The Associated Press - Wednesday, 9 October 1996.
Evan Perez, Associated Press Writer
William Calvert is accused of taking computer disks listing nearly 4,000 patients to a gay bar and offering to look up names for friends.
The allegations, however, have heightened concerns about the security of supposedly confidential health records in state custody. Until two weeks ago state health workers were allowed to remove files from their offices.
Although Calvert acknowledged using the database for personal reference, he contends he did nothing wrong. His alleged disclosure of the list is under investigation by the state Department of Law Enforcement.
Copies of the computer disk and an anonymous letter implicating him turned up three weeks ago at two Tampa Bay area newspapers and the Pinellas County Health Department, where Calvert had been a program manager since 1992.
Calvert, a state Department of Health and Rehabilitative Services worker since 1988, has been on paid leave since the database leak was publicized.

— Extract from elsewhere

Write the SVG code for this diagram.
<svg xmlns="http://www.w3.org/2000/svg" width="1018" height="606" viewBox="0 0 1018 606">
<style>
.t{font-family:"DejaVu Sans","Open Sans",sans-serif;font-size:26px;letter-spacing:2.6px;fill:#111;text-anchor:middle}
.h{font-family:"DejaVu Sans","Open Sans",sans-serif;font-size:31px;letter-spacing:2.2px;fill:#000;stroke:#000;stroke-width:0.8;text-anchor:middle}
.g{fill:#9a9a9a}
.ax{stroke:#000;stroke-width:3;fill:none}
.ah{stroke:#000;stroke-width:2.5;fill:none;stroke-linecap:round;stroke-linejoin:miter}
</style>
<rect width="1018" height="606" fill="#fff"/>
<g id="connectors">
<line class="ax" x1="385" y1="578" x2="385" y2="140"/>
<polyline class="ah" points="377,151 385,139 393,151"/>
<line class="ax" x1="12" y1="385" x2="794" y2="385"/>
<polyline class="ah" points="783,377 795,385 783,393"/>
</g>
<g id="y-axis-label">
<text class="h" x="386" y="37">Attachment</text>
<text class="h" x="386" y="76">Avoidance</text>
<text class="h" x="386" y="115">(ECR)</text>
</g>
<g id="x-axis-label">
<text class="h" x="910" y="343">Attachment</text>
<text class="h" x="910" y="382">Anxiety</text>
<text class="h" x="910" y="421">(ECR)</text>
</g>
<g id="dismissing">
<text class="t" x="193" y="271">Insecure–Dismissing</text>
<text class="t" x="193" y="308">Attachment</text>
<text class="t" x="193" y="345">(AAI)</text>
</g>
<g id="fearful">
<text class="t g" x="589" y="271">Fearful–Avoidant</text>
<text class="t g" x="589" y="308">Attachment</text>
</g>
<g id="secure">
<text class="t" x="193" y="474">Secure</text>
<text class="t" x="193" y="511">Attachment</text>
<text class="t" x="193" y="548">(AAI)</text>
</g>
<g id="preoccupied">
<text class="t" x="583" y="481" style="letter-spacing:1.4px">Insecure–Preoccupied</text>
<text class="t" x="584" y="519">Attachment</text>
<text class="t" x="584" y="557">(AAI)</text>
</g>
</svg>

He has a right to appeal his firing, but neither Calvert nor his attorney returned calls seeking comment Wednesday.
In an interview Monday with HRS investigators, Calvert said he used the database as a personal dating reference. "I used the information if I was dating someone," he said, according to a transcript of the interview.
An acquaintance of Calvert's told The Associated Press on Wednesday that he heard Calvert warn friends about dates who Calvert said were on the county's AIDS database.

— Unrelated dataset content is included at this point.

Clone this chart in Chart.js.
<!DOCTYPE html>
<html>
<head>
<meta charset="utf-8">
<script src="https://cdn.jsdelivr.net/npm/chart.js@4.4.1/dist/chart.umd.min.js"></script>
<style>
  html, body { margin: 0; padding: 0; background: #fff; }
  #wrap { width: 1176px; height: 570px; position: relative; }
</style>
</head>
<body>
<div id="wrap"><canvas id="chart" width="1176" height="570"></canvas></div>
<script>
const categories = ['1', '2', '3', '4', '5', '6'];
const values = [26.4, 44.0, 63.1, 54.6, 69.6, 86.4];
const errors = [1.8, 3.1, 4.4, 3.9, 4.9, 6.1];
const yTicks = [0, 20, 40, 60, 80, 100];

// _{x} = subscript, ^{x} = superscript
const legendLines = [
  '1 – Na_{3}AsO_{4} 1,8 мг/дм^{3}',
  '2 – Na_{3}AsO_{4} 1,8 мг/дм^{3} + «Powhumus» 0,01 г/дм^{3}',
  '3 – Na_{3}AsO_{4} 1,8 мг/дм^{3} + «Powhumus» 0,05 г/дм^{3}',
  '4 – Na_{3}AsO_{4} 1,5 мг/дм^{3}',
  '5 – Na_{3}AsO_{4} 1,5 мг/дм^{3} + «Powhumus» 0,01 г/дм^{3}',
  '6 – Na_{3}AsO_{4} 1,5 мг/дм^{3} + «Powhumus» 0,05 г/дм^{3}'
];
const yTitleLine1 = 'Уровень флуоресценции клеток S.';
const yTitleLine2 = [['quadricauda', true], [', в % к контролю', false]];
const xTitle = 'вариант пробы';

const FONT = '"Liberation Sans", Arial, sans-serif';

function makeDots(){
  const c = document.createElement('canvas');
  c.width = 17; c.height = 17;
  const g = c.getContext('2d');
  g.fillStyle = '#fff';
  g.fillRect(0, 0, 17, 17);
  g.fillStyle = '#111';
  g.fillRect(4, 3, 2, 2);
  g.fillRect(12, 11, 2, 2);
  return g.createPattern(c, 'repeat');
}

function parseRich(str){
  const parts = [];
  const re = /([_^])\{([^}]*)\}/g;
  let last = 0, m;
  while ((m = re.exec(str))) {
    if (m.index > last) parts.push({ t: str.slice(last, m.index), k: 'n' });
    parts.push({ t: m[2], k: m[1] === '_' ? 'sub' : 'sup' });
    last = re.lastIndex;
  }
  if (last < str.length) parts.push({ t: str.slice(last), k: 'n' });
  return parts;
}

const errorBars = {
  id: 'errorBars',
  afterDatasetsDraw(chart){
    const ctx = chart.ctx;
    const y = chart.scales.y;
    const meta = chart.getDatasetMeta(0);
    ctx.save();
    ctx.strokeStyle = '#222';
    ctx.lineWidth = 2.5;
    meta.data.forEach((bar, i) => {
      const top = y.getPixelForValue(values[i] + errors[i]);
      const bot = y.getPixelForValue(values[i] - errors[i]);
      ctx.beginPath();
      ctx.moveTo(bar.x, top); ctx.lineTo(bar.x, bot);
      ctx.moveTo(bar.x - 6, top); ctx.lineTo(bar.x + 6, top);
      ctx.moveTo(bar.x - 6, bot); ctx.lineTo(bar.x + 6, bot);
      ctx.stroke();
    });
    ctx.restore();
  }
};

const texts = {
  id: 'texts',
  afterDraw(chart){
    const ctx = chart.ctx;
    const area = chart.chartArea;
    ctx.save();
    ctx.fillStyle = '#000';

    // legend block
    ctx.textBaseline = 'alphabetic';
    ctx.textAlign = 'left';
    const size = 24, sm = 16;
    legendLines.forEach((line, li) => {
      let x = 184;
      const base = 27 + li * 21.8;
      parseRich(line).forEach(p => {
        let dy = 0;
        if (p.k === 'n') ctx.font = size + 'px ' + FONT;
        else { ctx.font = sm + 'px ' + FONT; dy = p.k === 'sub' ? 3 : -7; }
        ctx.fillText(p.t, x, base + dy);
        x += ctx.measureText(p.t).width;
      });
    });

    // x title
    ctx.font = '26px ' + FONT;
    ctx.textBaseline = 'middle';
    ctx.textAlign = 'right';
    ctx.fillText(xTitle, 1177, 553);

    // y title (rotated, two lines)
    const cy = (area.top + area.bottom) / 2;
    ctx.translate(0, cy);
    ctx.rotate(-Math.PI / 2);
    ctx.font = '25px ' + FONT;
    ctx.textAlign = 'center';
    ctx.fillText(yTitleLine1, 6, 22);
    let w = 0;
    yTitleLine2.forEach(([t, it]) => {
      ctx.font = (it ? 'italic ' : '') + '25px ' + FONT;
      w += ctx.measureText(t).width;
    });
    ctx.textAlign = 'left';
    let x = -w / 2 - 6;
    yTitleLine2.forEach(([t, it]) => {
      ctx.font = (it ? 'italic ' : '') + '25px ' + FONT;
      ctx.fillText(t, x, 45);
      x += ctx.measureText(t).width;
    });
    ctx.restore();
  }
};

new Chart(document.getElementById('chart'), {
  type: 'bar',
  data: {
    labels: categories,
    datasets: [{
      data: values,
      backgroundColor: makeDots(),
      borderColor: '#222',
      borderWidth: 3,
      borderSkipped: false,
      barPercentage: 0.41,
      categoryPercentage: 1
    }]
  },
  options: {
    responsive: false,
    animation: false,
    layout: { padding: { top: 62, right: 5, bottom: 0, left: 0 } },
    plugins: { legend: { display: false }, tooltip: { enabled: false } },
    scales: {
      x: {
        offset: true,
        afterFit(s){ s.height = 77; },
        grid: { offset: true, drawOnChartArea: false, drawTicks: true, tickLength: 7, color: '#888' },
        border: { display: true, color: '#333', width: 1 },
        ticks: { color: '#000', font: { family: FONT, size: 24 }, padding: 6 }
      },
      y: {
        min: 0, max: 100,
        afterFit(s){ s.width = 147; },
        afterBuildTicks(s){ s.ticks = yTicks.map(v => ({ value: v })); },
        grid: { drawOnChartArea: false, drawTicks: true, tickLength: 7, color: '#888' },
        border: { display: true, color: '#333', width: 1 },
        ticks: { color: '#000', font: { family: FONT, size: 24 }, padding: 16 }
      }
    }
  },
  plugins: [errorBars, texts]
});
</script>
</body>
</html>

"He'd say, `Don't bother with him, he's on the list,'" said the man, who spoke on condition of anonymity. "He claims I'm on the list. I've had people interested in me and then back away because he's talked to them."

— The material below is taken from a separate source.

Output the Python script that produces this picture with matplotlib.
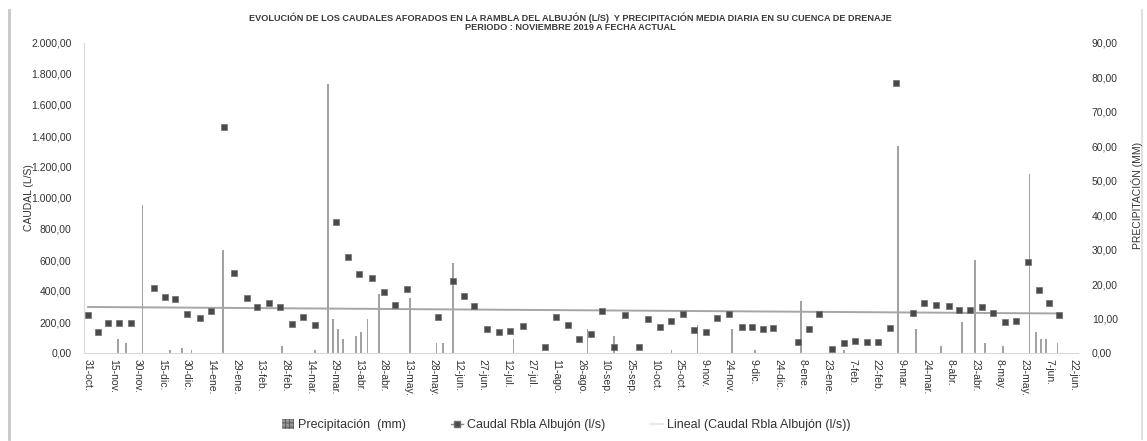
import numpy as np
import matplotlib
matplotlib.use('Agg')
import matplotlib.pyplot as plt
import matplotlib.dates as mdates
from matplotlib.patches import Patch
from matplotlib.lines import Line2D
from matplotlib.ticker import FuncFormatter

plt.rcParams['font.family'] = ['Liberation Sans', 'DejaVu Sans']
plt.rcParams['hatch.color'] = '#4a4a4a'
plt.rcParams['hatch.linewidth'] = 0.7

# ---------------- data ----------------
caudal_dates = [
    "2019-10-31", "2019-11-06", "2019-11-12", "2019-11-19", "2019-11-26",
    "2019-12-10", "2019-12-17", "2019-12-23", "2019-12-30", "2020-01-07",
    "2020-01-14", "2020-01-22", "2020-01-28", "2020-02-05", "2020-02-11",
    "2020-02-18", "2020-02-25", "2020-03-03", "2020-03-10", "2020-03-17",
    "2020-03-30", "2020-04-06", "2020-04-13", "2020-04-21", "2020-04-28",
    "2020-05-05", "2020-05-12", "2020-05-31", "2020-06-09", "2020-06-16",
    "2020-06-22", "2020-06-30", "2020-07-07", "2020-07-14", "2020-07-22",
    "2020-08-04", "2020-08-11", "2020-08-18", "2020-08-25", "2020-09-01",
    "2020-09-08", "2020-09-15", "2020-09-22", "2020-09-30", "2020-10-06",
    "2020-10-13", "2020-10-20", "2020-10-27", "2020-11-03", "2020-11-10",
    "2020-11-17", "2020-11-24", "2020-12-02", "2020-12-08", "2020-12-15",
    "2020-12-21", "2021-01-05", "2021-01-12", "2021-01-18", "2021-01-26",
    "2021-02-02", "2021-02-09", "2021-02-16", "2021-02-23", "2021-03-02",
    "2021-03-06", "2021-03-16", "2021-03-23", "2021-03-30", "2021-04-07",
    "2021-04-13", "2021-04-20", "2021-04-27", "2021-05-04", "2021-05-11",
    "2021-05-18", "2021-05-25", "2021-06-01", "2021-06-07", "2021-06-13",
]
caudal_values = [
    245, 135, 193, 193, 193,
    419, 361, 348, 252, 226,
    271, 1458, 516, 355, 297,
    322, 297, 187, 232, 181,
    845, 619, 510, 484, 394,
    310, 410, 235, 465, 368,
    303, 155, 135, 142, 174,
    40, 232, 181, 90, 123,
    271, 40, 245, 40, 219,
    168, 206, 252, 148, 135,
    226, 252, 168, 168, 155,
    161, 71, 155, 252, 26,
    65, 77, 71, 71, 161,
    1740, 258, 323, 310, 303,
    277, 277, 297, 258, 200,
    206, 587, 406, 322, 245,
]

# linear trend line of the caudal series, as drawn in the picture (start, end)
trend_values = [297, 255]

precip_dates = [
    "2019-11-18", "2019-11-23", "2019-12-03", "2019-12-20", "2019-12-27",
    "2020-01-02", "2020-01-21", "2020-02-26", "2020-03-17", "2020-03-25",
    "2020-03-28", "2020-03-31", "2020-04-03", "2020-04-11", "2020-04-14",
    "2020-04-18", "2020-04-25", "2020-05-14", "2020-05-30", "2020-06-03",
    "2020-06-09", "2020-07-16", "2020-08-30", "2020-09-15", "2020-10-20",
    "2020-11-05", "2020-11-26", "2020-12-10", "2021-01-07", "2021-02-02",
    "2021-03-07", "2021-03-18", "2021-04-02", "2021-04-15", "2021-04-23",
    "2021-04-29", "2021-05-10", "2021-05-26", "2021-05-30", "2021-06-02",
    "2021-06-05", "2021-06-12",
]
precip_values = [
    4, 3, 43, 1, 1.5,
    1, 30, 2, 1, 78,
    10, 7, 4, 5, 6,
    10, 17, 16, 3, 3,
    26, 4, 7, 5, 1,
    8, 7, 1, 15, 1,
    60, 7, 2, 9, 27,
    3, 2, 52, 6, 4,
    4, 3,
]

tick_labels = [
    "31-oct.", "15-nov.", "30-nov.", "15-dic.", "30-dic.", "14-ene.", "29-ene.",
    "13-feb.", "28-feb.", "14-mar.", "29-mar.", "13-abr.", "28-abr.", "13-may.",
    "28-may.", "12-jun.", "27-jun.", "12-jul.", "27-jul.", "11-ago.", "26-ago.",
    "10-sep.", "25-sep.", "10-oct.", "25-oct.", "9-nov.", "24-nov.", "9-dic.",
    "24-dic.", "8-ene.", "23-ene.", "7-feb.", "22-feb.", "9-mar.", "24-mar.",
    "8-abr.", "23-abr.", "8-may.", "23-may.", "7-jun.", "22-jun.",
]

title_line1 = ("EVOLUCIÓN DE LOS CAUDALES AFORADOS EN LA RAMBLA DEL ALBUJÓN (L/S)  "
               "Y PRECIPITACIÓN MEDIA DIARIA EN SU CUENCA DE DRENAJE")
title_line2 = "PERIODO : NOVIEMBRE 2019 A FECHA ACTUAL"

# ---------------- figure ----------------
W, H = 1147, 441
fig = plt.figure(figsize=(W / 100, H / 100), dpi=100)
fig.patch.set_facecolor('white')

ax = fig.add_axes([84 / W, 88 / H, 994 / W, 310 / H])
ax2 = ax.twinx()
ax.set_zorder(3)
ax2.set_zorder(1)
ax.patch.set_visible(False)

cd = mdates.datestr2num(caudal_dates)
pd_ = mdates.datestr2num(precip_dates)
start = mdates.datestr2num("2019-10-31")
end = mdates.datestr2num("2021-06-22")

# precipitation bars (secondary axis)
ax2.bar(pd_, precip_values, width=1.0, color='#a2a2a2', edgecolor='none')

# linear trend
ax.plot([cd[0], cd[-1]], trend_values, color='#a6a6a6', lw=1.4, zorder=1)

# caudal series (markers; connecting line is practically invisible in the picture)
ax.plot(cd, caudal_values, linestyle='none',
        marker='s', ms=4.6, mfc='#4a4a4a', mec='#707070', mew=0.5, zorder=3)

# axes
ax.set_xlim(start - 2.5, end + 2.5)
ax.set_ylim(0, 2000)
ax2.set_ylim(0, 90)

ticks = start + 15 * np.arange(len(tick_labels))
ax.set_xticks(ticks)
ax.set_xticklabels(tick_labels, rotation=-90, fontsize=7.5, color='#333333')
ax.tick_params(axis='x', length=0, pad=4)

def es_fmt(v, pos=None):
    s = f"{v:,.2f}"
    return s.replace(',', 'X').replace('.', ',').replace('X', '.')

ax.set_yticks(np.arange(0, 2001, 200))
ax.yaxis.set_major_formatter(FuncFormatter(es_fmt))
ax.tick_params(axis='y', length=0, pad=9, labelsize=7.5, labelcolor='#333333')
ax2.set_yticks(np.arange(0, 91, 10))
ax2.yaxis.set_major_formatter(FuncFormatter(es_fmt))
ax2.tick_params(axis='y', length=0, pad=10, labelsize=7.5, labelcolor='#333333')

for s in ['top', 'right']:
    ax.spines[s].set_visible(False)
for s in ['top', 'right', 'left', 'bottom']:
    ax2.spines[s].set_visible(False)
ax.spines['left'].set_color('#dadada')
ax.spines['bottom'].set_color('#dadada')

# axis titles
fig.text(29 / W, 1 - 198 / H, 'CAUDAL (L/S)', rotation=90, ha='center', va='center',
         fontsize=7.5, color='#333333')
fig.text(1137 / W, 1 - 195 / H, 'PRECIPITACIÓN (MM)', rotation=90, ha='center', va='center',
         fontsize=7.5, color='#333333')

# title
fig.text(570 / W, 1 - 18 / H, title_line1, ha='center', va='center', fontsize=6.6,
         fontweight='bold', color='#3a3a3a')
fig.text(570 / W, 1 - 28 / H, title_line2, ha='center', va='center', fontsize=6.6,
         fontweight='bold', color='#3a3a3a')

# legend
handles = [
    Patch(facecolor='#9a9a9a', edgecolor='#5a5a5a', hatch='++++', lw=0),
    Line2D([0], [0], color='#888888', lw=1, marker='s', ms=4, mfc='#4a4a4a', mec='#707070'),
    Line2D([0], [0], color='#e4e4e4', lw=1.2),
]
labels = ['Precipitación  (mm)', 'Caudal Rbla Albujón (l/s)', 'Lineal (Caudal Rbla Albujón (l/s))']
leg = fig.legend(handles, labels, ncol=3, loc='center', bbox_to_anchor=(566 / W, 1 - 425 / H),
                 frameon=False, fontsize=9, handlelength=1.0, handleheight=0.8,
                 handletextpad=0.3, columnspacing=3.6)
for t in leg.get_texts():
    t.set_color('#333333')

# chart border (left / right edges)
fig.add_artist(Line2D([9 / W, 9 / W], [2 / H, 1 - 10 / H], transform=fig.transFigure,
                      color='#c8c8c8', lw=2))
fig.add_artist(Line2D([1142 / W, 1142 / W], [2 / H, 1 - 10 / H], transform=fig.transFigure,
                      color='#e0e0e0', lw=1.5))

fig.savefig('out.png', dpi=100)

Calvert told investigators he regularly took home a laptop computer and the AIDS list, and acknowledged that this practice defeated the password protection used to keep the files confidential.
He told investigators he had no concerns because he always reinforced the need for confidentiality with his roommate, Gregory Wentz, who also is his partner in the funeral home business where they live.
AIDS patient advocates have cited the database leak as proof of the dangers of allowing the state to keep names of HIV and AIDS patients.
A state law that was to take effect in January would require health workers to report to the state the names of HIV patients. HRS put the law on hold after the disk was leaked.